Wolfgang Schäuble intervened at the end of the discussion to say that he completely agreed that just the BEPS is not sufficient. “But I think it will take some time. I doubt we will be able to implement the whole package during the Dutch and the Slovak presidency. My proposal is only realistic. Let's take the opportunity to do quickly what has been achieved on global level”. The discussion ended with the intervention of Dutch Finance Minister Jeroen Dijsselbloem, who stated that one way or another there is going to be a solution for the package. Some things could be done really quickly, while others would require more work. In the proposed legislation there are things which do not come directly from BEPS and will require more talks, he said. He added that it was still too early to say how long will it take and appealed to pragmatism. 

Bulgaria did not join the discussion, as well as several other member states. Some of the speakers stated that they were still not well familiar with the proposal. Among them were Hungary, Latvia, Sweden, Austria, and the Czech Republic.

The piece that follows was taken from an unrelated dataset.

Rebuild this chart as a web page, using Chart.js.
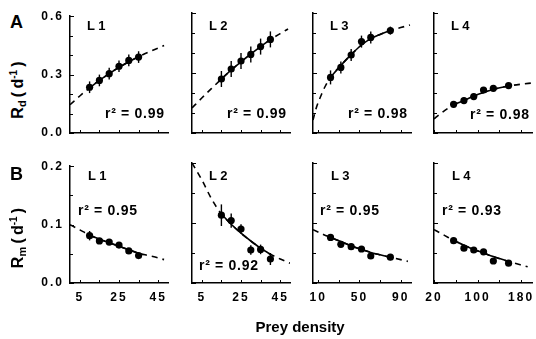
<!DOCTYPE html>
<html><head><meta charset="utf-8">
<script src="https://cdn.jsdelivr.net/npm/chart.js@4/dist/chart.umd.min.js"></script>
<style>
html,body{margin:0;padding:0;background:#fff}
body{width:536px;height:339px;position:relative;overflow:hidden;font-family:"Liberation Sans",Arial,sans-serif;color:#000}
canvas{position:absolute}
.t{position:absolute;white-space:nowrap;font-weight:bold;line-height:1}
.lab{font-size:13px;transform:translateY(-50%)}
.r2{font-size:14px;letter-spacing:0.7px;transform:translateY(-50%)}
.big{font-size:18px}
.yt{font-size:16px;width:90px;height:24px;line-height:24px;text-align:center;transform:rotate(-90deg);transform-origin:center center}
.yt sub{font-size:11px;vertical-align:-3px;line-height:0}
.yt sup{font-size:10px;vertical-align:6px;line-height:0}
</style></head><body>
<script>
// ---------- DATA ----------
const panelNames = ['L 1','L 2','L 3','L 4'];
const r2Rd = ['0.99','0.99','0.98','0.98'];
const r2Rm = ['0.95','0.92','0.95','0.93'];

// prey density of measured points
const preyL1 = [10,15,20,25,30,35];
const preyL2 = [15,20,25,30,35,40];
const preyL3 = [22,32,42,52,61,80];
const preyL4 = [56,75,93,111,129,157];

// Rd (d-1) measured + error
const rdL1 = [0.235,0.27,0.305,0.343,0.373,0.39];
const rdL2 = [0.27,0.32,0.36,0.393,0.432,0.468];
const rdL3 = [0.278,0.328,0.39,0.457,0.478,0.512];
const rdL4 = [0.1435,0.162,0.182,0.215,0.2235,0.237];
const rdErrL1 = [0.03,0.03,0.03,0.03,0.03,0.03];
const rdErrL2 = [0.04,0.04,0.04,0.04,0.04,0.04];
const rdErrL3 = [0.035,0.03,0.03,0.03,0.03,0.02];
const rdErrL4 = [0.015,0.015,0.015,0.015,0.012,0.012];

// Rm (d-1) measured + error
const rmL1 = [0.081,0.072,0.070,0.065,0.055,0.047];
const rmL2 = [0.113,0.104,0.090,0.055,0.056,0.040];
const rmL3 = [0.076,0.0645,0.0605,0.0567,0.045,0.043];
const rmL4 = [0.0705,0.058,0.055,0.052,0.0367,0.033];
const rmErrL1 = [0.008,0.005,0.005,0.005,0.004,0.004];
const rmErrL2 = [0.018,0.012,0.008,0.008,0.008,0.01];
const rmErrL3 = [0.005,0.005,0.005,0.005,0.005,0.005];
const rmErrL4 = [0.004,0.004,0.004,0.004,0.004,0.004];

// fitted curves
const fitRdL1X = [0,5,10,15,20,25,30,35,40,45,48];
const fitRdL1Y = [0.145,0.19,0.232,0.27,0.305,0.337,0.366,0.392,0.415,0.436,0.449];
const fitRdL2X = [0,5,10,15,20,25,30,35,40,45,49];
const fitRdL2Y = [0.125,0.175,0.223,0.27,0.315,0.356,0.395,0.432,0.467,0.497,0.52];
const fitRdL3X = [5,8,13,17,22,32,42,52,61,70,80,90,99];
const fitRdL3Y = [0.065,0.123,0.19,0.235,0.278,0.338,0.392,0.44,0.472,0.493,0.512,0.527,0.54];
const fitRdL4X = [20,30,40,56,75,93,111,129,157,180,200];
const fitRdL4Y = [0.07,0.093,0.113,0.142,0.163,0.185,0.203,0.218,0.235,0.244,0.25];
const fitRmL1X = [0,5,10,15,20,25,30,35,40,45,48];
const fitRmL1Y = [0.1,0.091,0.082,0.075,0.069,0.063,0.057,0.051,0.047,0.043,0.04];
const fitRmL2X = [0,5,10,15,20,25,30,35,40,45,50];
const fitRmL2Y = [0.2,0.172,0.14,0.115,0.098,0.083,0.07,0.058,0.048,0.04,0.033];
const fitRmL3X = [5,15,22,32,42,52,61,70,80,90,97];
const fitRmL3Y = [0.089,0.081,0.076,0.069,0.062,0.056,0.051,0.047,0.043,0.039,0.036];
const fitRmL4X = [20,40,56,75,93,111,129,157,180,192];
const fitRmL4Y = [0.089,0.079,0.071,0.063,0.056,0.05,0.044,0.036,0.03,0.027];

// axes
const xMin = [0,0,5,20];
const xMax = [50,50,100,200];
const xTickVals = [[5,15,25,35,45],[5,15,25,35,45],[10,30,50,70,90],[20,60,100,140,180]];
const xTickLabels = [[5,25,45],[5,25,45],[10,50,90],[20,100,180]];
const rdMax = 0.6, rmMax = 0.2;
const rdTickVals = [0,0.1,0.2,0.3,0.4,0.5,0.6];
const rdTickLabels = [0,0.3,0.6];
const rmTickVals = [0,0.05,0.1,0.15,0.2];
const rmTickLabels = [0,0.1,0.2];

// ---------- LAYOUT ----------
const plotLeft = [70,192,313,434];
const plotTop = [13,163];
const plotW = 98, plotH = 120;
const padL = 40, padT = 10, padR = 8, padB = 28;
const FONT = '"Liberation Sans", Arial, sans-serif';

const prey = [preyL1,preyL2,preyL3,preyL4];
const rows = [
  {vals:[rdL1,rdL2,rdL3,rdL4], errs:[rdErrL1,rdErrL2,rdErrL3,rdErrL4],
   fx:[fitRdL1X,fitRdL2X,fitRdL3X,fitRdL4X], fy:[fitRdL1Y,fitRdL2Y,fitRdL3Y,fitRdL4Y],
   max:rdMax, tv:rdTickVals, tl:rdTickLabels},
  {vals:[rmL1,rmL2,rmL3,rmL4], errs:[rmErrL1,rmErrL2,rmErrL3,rmErrL4],
   fx:[fitRmL1X,fitRmL2X,fitRmL3X,fitRmL4X], fy:[fitRmL1Y,fitRmL2Y,fitRmL3Y,fitRmL4Y],
   max:rmMax, tv:rmTickVals, tl:rmTickLabels}
];

const extras = {
  id:'extras',
  beforeDraw(chart){ chart.ctx.letterSpacing = '2px'; },
  afterDatasetsDraw(chart){
    const o = chart.options.plugins.extras;
    const ctx = chart.ctx, xs = chart.scales.x, ys = chart.scales.y;
    ctx.save();
    ctx.strokeStyle = '#000'; ctx.lineWidth = 1.4;
    const pts = chart.data.datasets[2].data;
    pts.forEach((p,i)=>{
      const px = xs.getPixelForValue(p.x);
      ctx.beginPath();
      ctx.moveTo(px, ys.getPixelForValue(p.y - o.err[i]));
      ctx.lineTo(px, ys.getPixelForValue(p.y + o.err[i]));
      ctx.stroke();
    });
    ctx.restore();
  },
  afterDraw(chart){
    const o = chart.options.plugins.extras;
    const ctx = chart.ctx, xs = chart.scales.x, ys = chart.scales.y, ca = chart.chartArea;
    ctx.save();
    ctx.strokeStyle = '#000'; ctx.lineWidth = 1;
    o.xt.forEach(v=>{
      const px = Math.round(xs.getPixelForValue(v)) + 0.5;
      ctx.beginPath(); ctx.moveTo(px, ca.bottom); ctx.lineTo(px, ca.bottom - 3); ctx.stroke();
    });
    o.yt.forEach(v=>{
      const py = Math.round(ys.getPixelForValue(v)) + 0.5;
      const len = o.ymaj.includes(v) ? 4 : 3;
      ctx.beginPath(); ctx.moveTo(ca.left, py); ctx.lineTo(ca.left + len, py); ctx.stroke();
    });
    ctx.restore();
  }
};

function addText(html, cls, left, top, extraStyle){
  const d = document.createElement('div');
  d.className = 't ' + cls;
  d.innerHTML = html;
  d.style.left = left + 'px';
  d.style.top = top + 'px';
  if (extraStyle) d.style.cssText += extraStyle;
  document.body.appendChild(d);
  return d;
}

for (let r = 0; r < 2; r++) {
  const R = rows[r];
  for (let c = 0; c < 4; c++) {
    const cv = document.createElement('canvas');
    const w = plotW + padL + padR, h = plotH + padT + padB;
    cv.width = w; cv.height = h;
    cv.style.left = (plotLeft[c] - padL) + 'px';
    cv.style.top = (plotTop[r] - padT) + 'px';
    cv.style.width = w + 'px'; cv.style.height = h + 'px';
    document.body.appendChild(cv);

    const xs = prey[c], ys = R.vals[c];
    const pts = xs.map((x,i)=>({x, y: ys[i]}));
    const fit = R.fx[c].map((x,i)=>({x, y: R.fy[c][i]}));
    const lo = xs[0], hi = xs[xs.length-1];
    const solid = fit.filter(p => p.x >= lo && p.x <= hi);

    const xt = xTickVals[c], xl = xTickLabels[c];
    new Chart(cv.getContext('2d'), {
      type: 'scatter',
      data: { datasets: [
        { data: fit, showLine: true, borderColor:'#000', borderWidth:1.6, borderDash:[6,5],
          pointRadius:0, fill:false, cubicInterpolationMode:'monotone' },
        { data: solid, showLine: true, borderColor:'#000', borderWidth:1.6,
          pointRadius:0, fill:false, cubicInterpolationMode:'monotone' },
        { data: pts, showLine: false, pointRadius:3.6, pointBackgroundColor:'#000',
          pointBorderColor:'#000', pointBorderWidth:0 }
      ]},
      options: {
        responsive:false, animation:false, devicePixelRatio:1, events:[],
        layout:{ padding:{ left:0, top:padT, right:padR, bottom:0 } },
        plugins:{ legend:{display:false}, tooltip:{enabled:false},
          extras:{ err: R.errs[c], xt: xt, yt: R.tv, ymaj: R.tl } },
        scales:{
          x:{ type:'linear', min:xMin[c], max:xMax[c],
            afterBuildTicks: s => { s.ticks = xt.map(v=>({value:v})); },
            afterFit: s => { s.height = padB; },
            grid:{ display:false, drawTicks:false },
            border:{ display:true, color:'#000', width:1.5 },
            ticks:{ display: r === 1, autoSkip:false, maxRotation:0, padding:7, color:'#000',
              font:{ family:FONT, size:12, weight:'bold' },
              callback: v => xl.includes(v) ? String(v) : '' } },
          y:{ type:'linear', min:0, max:R.max,
            afterBuildTicks: s => { s.ticks = R.tl.map(v=>({value:v})); },
            afterFit: s => { s.width = padL; },
            grid:{ display:false, drawTicks:false },
            border:{ display:true, color:'#000', width:1.5 },
            ticks:{ display: c === 0, autoSkip:false, padding:6, color:'#000',
              font:{ family:FONT, size:12, weight:'bold' },
              callback: v => v.toFixed(1) } }
        }
      },
      plugins:[extras]
    });
  }
}

// panel texts
const labA = [[87,25],[209,25],[330,25],[451,25]];
const labB = [[88,175],[209,175],[331,175],[452,175]];
const r2A = [[105,113],[227,113],[348,113],[470,114]];
const r2B = [[78,210],[199,265],[320,210],[442,210]];
for (let c = 0; c < 4; c++) {
  addText(panelNames[c], 'lab', labA[c][0], labA[c][1]);
  addText(panelNames[c], 'lab', labB[c][0], labB[c][1]);
  addText('r² = ' + r2Rd[c], 'r2', r2A[c][0], r2A[c][1]);
  addText('r² = ' + r2Rm[c], 'r2', r2B[c][0], r2B[c][1]);
}
addText('A', 'big', 10, 13);
addText('B', 'big', 10, 165);
// rotated y titles: fixed 90x24 box centred on (cx, cy)
addText('R<sub>d</sub>&thinsp;(&thinsp;d<sup>-1</sup>&thinsp;)', 'yt', 18 - 45, 90 - 12);
addText('R<sub>m</sub>&thinsp;(&thinsp;d<sup>-1</sup>&thinsp;)', 'yt', 18 - 45, 238 - 12);
const xt = addText('Prey density', '', 0, 319, 'font-size:15px;');
xt.style.left = (300 - xt.offsetWidth/2) + 'px';
</script>
</body></html>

Pierre Moscovici was thrilled by the unexpected support he received from the British finance minister, George Osborne, on one of the controversial measures in his package – transparency of country-by-country reports of the multinational companies. According to Osborne, these reports should be public. Moscovici had been cautious so far, stating that at this stage it is unclear what the effect of publicity would be on the competitiveness of these companies. According to Osborne, however, the way ahead is towards publicity. He stated that Great Britain will look for support on the international arena. “Publicity of country-by-country reports is where history is taking us. For me its not whether but when. And that, again, is a matter of political will. George's point is a significant declaration”, said the French Commissioner.